WHAT YOU SHOULD DO -
Restate, exactly and without pictures, the lines from the start of the listing below through the line holding "const yTicks = [0.7, 0.8, 0.9, 1.0, 1.1];".

━━━ SUPPLIED DATA

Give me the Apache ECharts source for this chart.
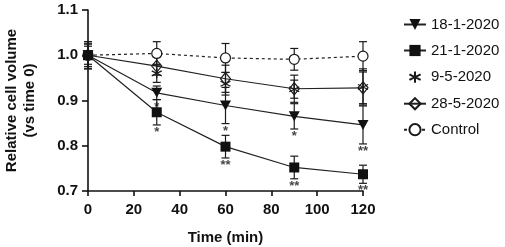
<!DOCTYPE html>
<html><head><meta charset="utf-8">
<script src="https://cdn.jsdelivr.net/npm/echarts@6/dist/echarts.min.js"></script>
<style>html,body{margin:0;padding:0;background:#fff}#c{width:505px;height:247px}</style>
</head><body><div id="c"></div>
<script>
const times = [0, 30, 60, 90, 120];
const names = ['18-1-2020', '21-1-2020', '9-5-2020', '28-5-2020', 'Control'];
const v18 = [1.0, 0.917, 0.889, 0.865, 0.846];
const e18 = [0.03, 0.015, 0.04, 0.028, 0.042];
const v21 = [1.0, 0.874, 0.798, 0.752, 0.737];
const e21 = [0.03, 0.028, 0.025, 0.025, 0.02];
const v95 = [1.0, 0.960, 0.937, 0.925, 0.930];
const e95 = [0.025, 0.02, 0.025, 0.02, 0.04];
const v285 = [1.0, 0.976, 0.948, 0.926, 0.928];
const e285 = [0.02, 0.02, 0.03, 0.03, 0.035];
const vCtrl = [1.0, 1.004, 0.994, 0.991, 0.998];
const eCtrl = [0.025, 0.026, 0.032, 0.024, 0.032];
const sig18 = ['', '*', '*', '*', '**'];
const sig21 = ['', '*', '**', '**', '**'];
const xTicks = [0, 20, 40, 60, 80, 100, 120];
const yTicks = [0.7, 0.8, 0.9, 1.0, 1.1];

const FONT = 'Arial, "Liberation Sans", sans-serif';
const pts = v => times.map((t, i) => [t, v[i]]);
const errData = (v, e) => times.map((t, i) => [t, v[i], e[i]]);
const sigData = (v, e, s) => times.map((t, i) => [t, v[i] - e[i], s[i]]);

function errRender(params, api) {
  const x = api.value(0), y = api.value(1), e = api.value(2);
  const a = api.coord([x, y + e]), b = api.coord([x, y - e]);
  const hw = 4;
  const st = { stroke: '#1a1a1a', lineWidth: 1.2 };
  return { type: 'group', children: [
    { type: 'line', shape: { x1: a[0], y1: a[1], x2: b[0], y2: b[1] }, style: st },
    { type: 'line', shape: { x1: a[0] - hw, y1: a[1], x2: a[0] + hw, y2: a[1] }, style: st },
    { type: 'line', shape: { x1: b[0] - hw, y1: b[1], x2: b[0] + hw, y2: b[1] }, style: st }
  ]};
}
function errSeries(v, e) {
  return { type: 'custom', renderItem: errRender, data: errData(v, e), z: 1, silent: true,
    encode: { x: 0, y: 1 } };
}
function sigSeries(v, e, s) {
  return { type: 'scatter', data: sigData(v, e, s), symbolSize: 0, silent: true, z: 5,
    label: { show: true, position: 'bottom', distance: 1, formatter: p => p.data[2],
      color: '#111', fontSize: 13, fontWeight: 'bold', fontFamily: FONT } };
}
const astPath = 'path://M5,0L5,10M0.7,2.5L9.3,7.5M0.7,7.5L9.3,2.5';

const chart = echarts.init(document.getElementById('c'));
chart.setOption({
  animation: false,
  backgroundColor: '#fff',
  grid: { left: 88, right: 142, top: 10, bottom: 56, containLabel: false, outerBoundsMode: 'none' },
  legend: {
    data: names, orient: 'vertical', left: 398, top: 12, itemWidth: 22, itemHeight: 14, itemGap: 11,
    textStyle: { fontSize: 15, color: '#111', fontFamily: FONT }
  },
  xAxis: {
    type: 'value', min: 0, max: 120, interval: 20,
    name: 'Time (min)', nameLocation: 'middle', nameGap: 39,
    nameTextStyle: { fontSize: 15, fontWeight: 'bold', color: '#111', fontFamily: FONT },
    axisLine: { lineStyle: { color: '#111', width: 1.6 } },
    axisTick: { length: 5, lineStyle: { color: '#111', width: 1.6 } },
    axisLabel: { fontSize: 15, fontWeight: 'bold', color: '#111', fontFamily: FONT, margin: 11,
      customValues: xTicks },
    splitLine: { show: false }
  },
  yAxis: {
    type: 'value', min: 0.7, max: 1.1, interval: 0.1,
    name: 'Relative cell volume\n(vs time 0)', nameLocation: 'middle', nameGap: 49, nameRotate: 90,
    nameTextStyle: { fontSize: 15, fontWeight: 'bold', color: '#111', fontFamily: FONT, lineHeight: 18 },
    axisLine: { show: true, lineStyle: { color: '#111', width: 1.6 } },
    axisTick: { show: true, length: 6, lineStyle: { color: '#111', width: 1.6 } },
    axisLabel: { fontSize: 15, fontWeight: 'bold', color: '#111', fontFamily: FONT, margin: 10,
      formatter: v => v.toFixed(1) },
    splitLine: { show: false }
  },
  series: [
    errSeries(vCtrl, eCtrl), errSeries(v285, e285), errSeries(v95, e95), errSeries(v18, e18), errSeries(v21, e21),
    { name: names[4], type: 'line', data: pts(vCtrl), symbol: 'circle', symbolSize: 10, z: 3,
      lineStyle: { color: '#222', width: 1.2, type: [3, 3] },
      itemStyle: { color: '#fff', borderColor: '#1a1a1a', borderWidth: 1.2 } },
    { name: names[3], type: 'line', data: pts(v285), symbol: 'diamond', symbolSize: [10, 12], z: 3,
      lineStyle: { color: '#222', width: 1.2 },
      itemStyle: { color: 'rgba(255,255,255,0)', borderColor: '#1a1a1a', borderWidth: 1.2 } },
    { name: names[2], type: 'line', data: pts(v95), symbol: astPath, symbolSize: 10, z: 3,
      lineStyle: { width: 0, opacity: 0 },
      itemStyle: { color: 'none', borderColor: '#1a1a1a', borderWidth: 1.2 } },
    { name: names[0], type: 'line', data: pts(v18), symbol: 'triangle', symbolRotate: 180, symbolSize: [11, 10], z: 3,
      lineStyle: { color: '#222', width: 1.2 },
      itemStyle: { color: '#111', borderColor: '#111', borderWidth: 0 } },
    { name: names[1], type: 'line', data: pts(v21), symbol: 'rect', symbolSize: 10, z: 3,
      lineStyle: { color: '#222', width: 1.2 },
      itemStyle: { color: '#111' } },
    sigSeries(v18, e18, sig18), sigSeries(v21, e21, sig21)
  ]
});
</script></body></html>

━━━━━━

THE SOLUTION -
Give me the Apache ECharts source for this chart.
<!DOCTYPE html>
<html><head><meta charset="utf-8">
<script src="https://cdn.jsdelivr.net/npm/echarts@6/dist/echarts.min.js"></script>
<style>html,body{margin:0;padding:0;background:#fff}#c{width:505px;height:247px}</style>
</head><body><div id="c"></div>
<script>
const times = [0, 30, 60, 90, 120];
const names = ['18-1-2020', '21-1-2020', '9-5-2020', '28-5-2020', 'Control'];
const v18 = [1.0, 0.917, 0.889, 0.865, 0.846];
const e18 = [0.03, 0.015, 0.04, 0.028, 0.042];
const v21 = [1.0, 0.874, 0.798, 0.752, 0.737];
const e21 = [0.03, 0.028, 0.025, 0.025, 0.02];
const v95 = [1.0, 0.960, 0.937, 0.925, 0.930];
const e95 = [0.025, 0.02, 0.025, 0.02, 0.04];
const v285 = [1.0, 0.976, 0.948, 0.926, 0.928];
const e285 = [0.02, 0.02, 0.03, 0.03, 0.035];
const vCtrl = [1.0, 1.004, 0.994, 0.991, 0.998];
const eCtrl = [0.025, 0.026, 0.032, 0.024, 0.032];
const sig18 = ['', '*', '*', '*', '**'];
const sig21 = ['', '*', '**', '**', '**'];
const xTicks = [0, 20, 40, 60, 80, 100, 120];
const yTicks = [0.7, 0.8, 0.9, 1.0, 1.1];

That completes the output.